Dec. 3–4 • Christmas on the Mountain, Fall Creek Falls State Park — Enjoy live music, Christmas decorations, a craft fair and a visit from Santa Claus.
Jan. 1 • First Day Hikes — Several parks host hikes on the first day of the year. Among these are Chickasaw, Cordell Hull Birthplace, Hiwassee/Ocoee Scenic River, Montgomery Bell and Old Stone Fort.
Jan. 15 • Geocaching and S’mores, Hiwassee/Ocoee Scenic River — Learn to use your smartphone or GPS device to find geocaches (hidden treasures), then enjoy some yummy s’mores by the campfire.
Jan. 21 • Winter Garden Seminar: Wild Edibles and Medicinals, Warriors Path State Park — Learn the traditional uses of common plants.
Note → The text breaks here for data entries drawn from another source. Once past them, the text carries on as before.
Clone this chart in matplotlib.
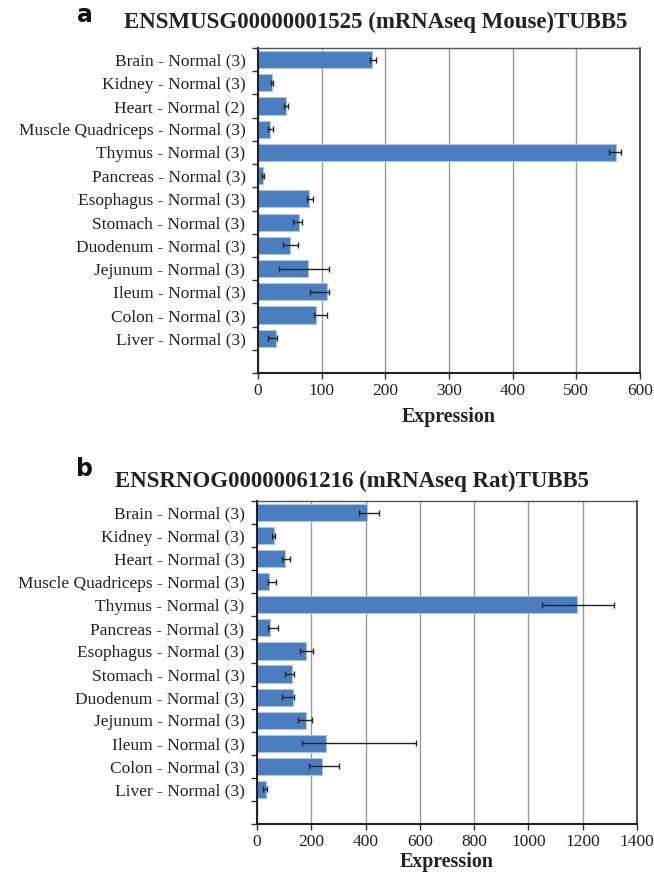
import numpy as np
import matplotlib
matplotlib.use("Agg")
import matplotlib.pyplot as plt

# tissue panel, same order for both species
tissues = ["Brain", "Kidney", "Heart", "Muscle Quadriceps", "Thymus", "Pancreas",
           "Esophagus", "Stomach", "Duodenum", "Jejunum", "Ileum", "Colon", "Liver"]
mouse_n = [3, 3, 2, 3, 3, 3, 3, 3, 3, 3, 3, 3, 3]
rat_n = [3] * 13

# mouse TUBB5 expression, with low/high whisker ends
mouse_expr = [179, 22.5, 44, 18.4, 563, 8, 80, 64.6, 50, 78.7, 108.7, 90.8, 28]
mouse_lo = [175.3, 21, 41.4, 16.2, 551.7, 6, 76.7, 55.6, 39.8, 33.5, 82.4, 88.7, 16.2]
mouse_hi = [184.7, 24, 47.7, 23.1, 570.6, 9.5, 86.6, 68.8, 63.5, 111.3, 111.3, 107.6, 29.4]

# rat TUBB5 expression, with low/high whisker ends
rat_expr = [405, 64, 102, 46, 1179, 48, 180, 130, 132, 182, 254, 240, 33]
rat_lo = [375, 54, 91, 42, 1050, 39, 160, 102, 91, 150, 164, 193, 23]
rat_hi = [449, 67, 123, 70, 1315, 76, 208, 136, 136, 201, 585, 303, 36]

mouse_ticks = [0, 100, 200, 300, 400, 500, 600]
rat_ticks = [0, 200, 400, 600, 800, 1000, 1200, 1400]

serif = "Liberation Serif"
bar_color = "#4a7ebf"
W, H = 654, 873


def panel(ax, expr, lo, hi, ns, ticks, xlabel_pad):
    expr = np.array(expr)
    err = [expr - np.array(lo), np.array(hi) - expr]
    y = np.arange(len(tissues))
    ax.barh(y, expr, height=0.74, color=bar_color, edgecolor="#a9c4e6",
            linewidth=0.8, zorder=2)
    ax.errorbar(expr, y, xerr=err, fmt="none", ecolor="#222222",
                elinewidth=1.0, capsize=2.5, capthick=1.0, zorder=3)

    ax.set_xlim(ticks[0], ticks[-1])
    ax.set_ylim(len(tissues) + 0.5, -0.5)
    ax.set_xticks(ticks)
    ax.set_xticklabels([str(t) for t in ticks], fontfamily=serif,
                       fontsize=12.5, color="#222222")
    ax.xaxis.grid(True, color="#9a9a9a", linewidth=1.0, zorder=0)
    ax.set_axisbelow(True)

    ax.set_yticks(y)
    ax.set_yticklabels([f"{t} - Normal ({n})" for t, n in zip(tissues, ns)],
                       fontfamily=serif, fontsize=12.5, color="#222222")
    ax.set_yticks(np.arange(-0.5, len(tissues) + 1, 1), minor=True)
    ax.tick_params(axis="y", which="major", length=0, pad=9)
    ax.tick_params(axis="y", which="minor", length=4, width=1, color="#333333")
    ax.tick_params(axis="x", length=4, width=1, color="#333333", pad=3)

    for side in ["left", "bottom"]:
        ax.spines[side].set_linewidth(1.5)
        ax.spines[side].set_color("#222222")
    ax.spines["right"].set_linewidth(1.2)
    ax.spines["right"].set_color("#333333")
    ax.spines["top"].set_linewidth(1.0)
    ax.spines["top"].set_color("#555555")

    ax.set_xlabel("Expression", fontfamily=serif, fontweight="bold",
                  fontsize=14.4, color="#222222", labelpad=xlabel_pad)


fig = plt.figure(figsize=(W / 100, H / 100), dpi=100)
ax1 = fig.add_axes([258 / W, 1 - 373 / H, 382 / W, 325 / H])
ax2 = fig.add_axes([257 / W, 1 - 824 / H, 380 / W, 323 / H])

panel(ax1, mouse_expr, mouse_lo, mouse_hi, mouse_n, mouse_ticks, 6)
panel(ax2, rat_expr, rat_lo, rat_hi, rat_n, rat_ticks, 2)

# titles and panel letters
title_kw = dict(fontfamily=serif, fontweight="bold", fontsize=16.5,
                color="#222222", ha="center", va="center")
fig.text(376 / W, 1 - 22 / H, "ENSMUSG00000001525 (mRNAseq Mouse)TUBB5", **title_kw)
fig.text(352 / W, 1 - 481 / H, "ENSRNOG00000061216 (mRNAseq Rat)TUBB5", **title_kw)
letter_kw = dict(fontfamily="DejaVu Sans", fontweight="bold", fontsize=17,
                 color="#111111", ha="center", va="center")
fig.text(85 / W, 1 - 15 / H, "a", **letter_kw)
fig.text(85 / W, 1 - 469 / H, "b", **letter_kw)

fig.savefig("out.png", dpi=100)
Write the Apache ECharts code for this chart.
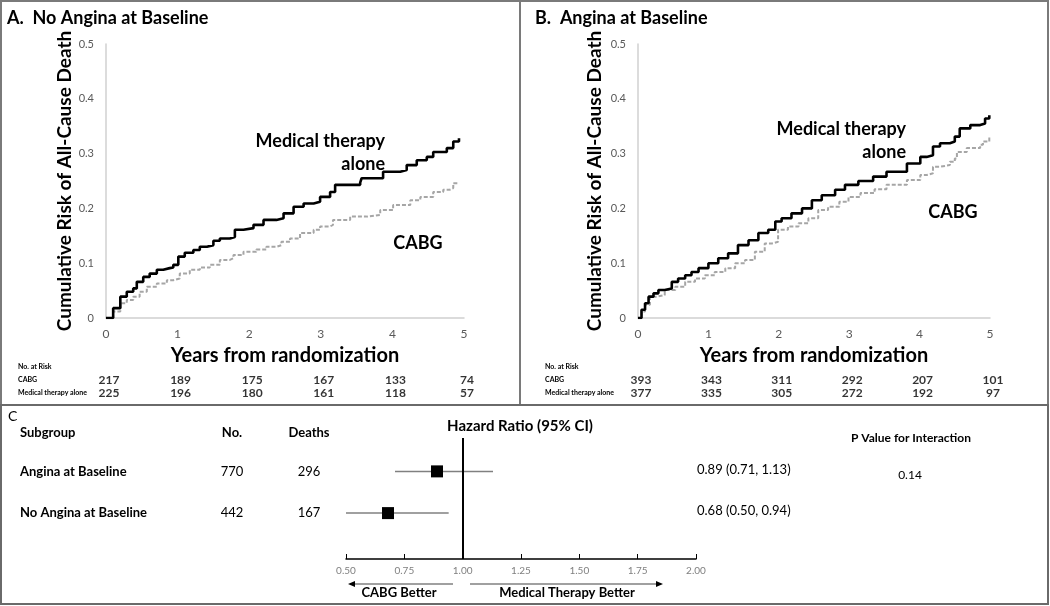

Feb. 3–5 • 19th Annual Reelfoot Lake Eagle Festival, Reelfoot Lake State Park — The park has been hosting bald eagle tours in January and February for years, and this festival celebrates our national symbol with special tours, raptor programs, children’s programming and other activities.
Feb. 4 • Full Moon Cemetery Lantern Tour, Montgomery Bell State Park — Learn about the people who called this area home before it became a state park.
Feb. 25 • Maker Market and Craft Fair, Bledsoe Creek State Park, 10 a.m.–2 p.m. — Bundle up and enjoy seeing what the 35 vendors have to offer. Food trucks will be on site to provide breakfast, brunch and lunch.
The Tennessee Running Tour continues through the winter months. This is the 44th year of the longest state parks running series in the country. Twenty different races are held at state parks beginning in October and lasting until early March. Visit tennesseerunningtour.com to find out about times, locations, fees and more.
For a fuller listing of events and programs being held at state parks across the state, visit tnstateparks.com/events. Check back often as these are frequently updated as dates draw nearer. You’ll also find information about any related fees or requirements for specific programs.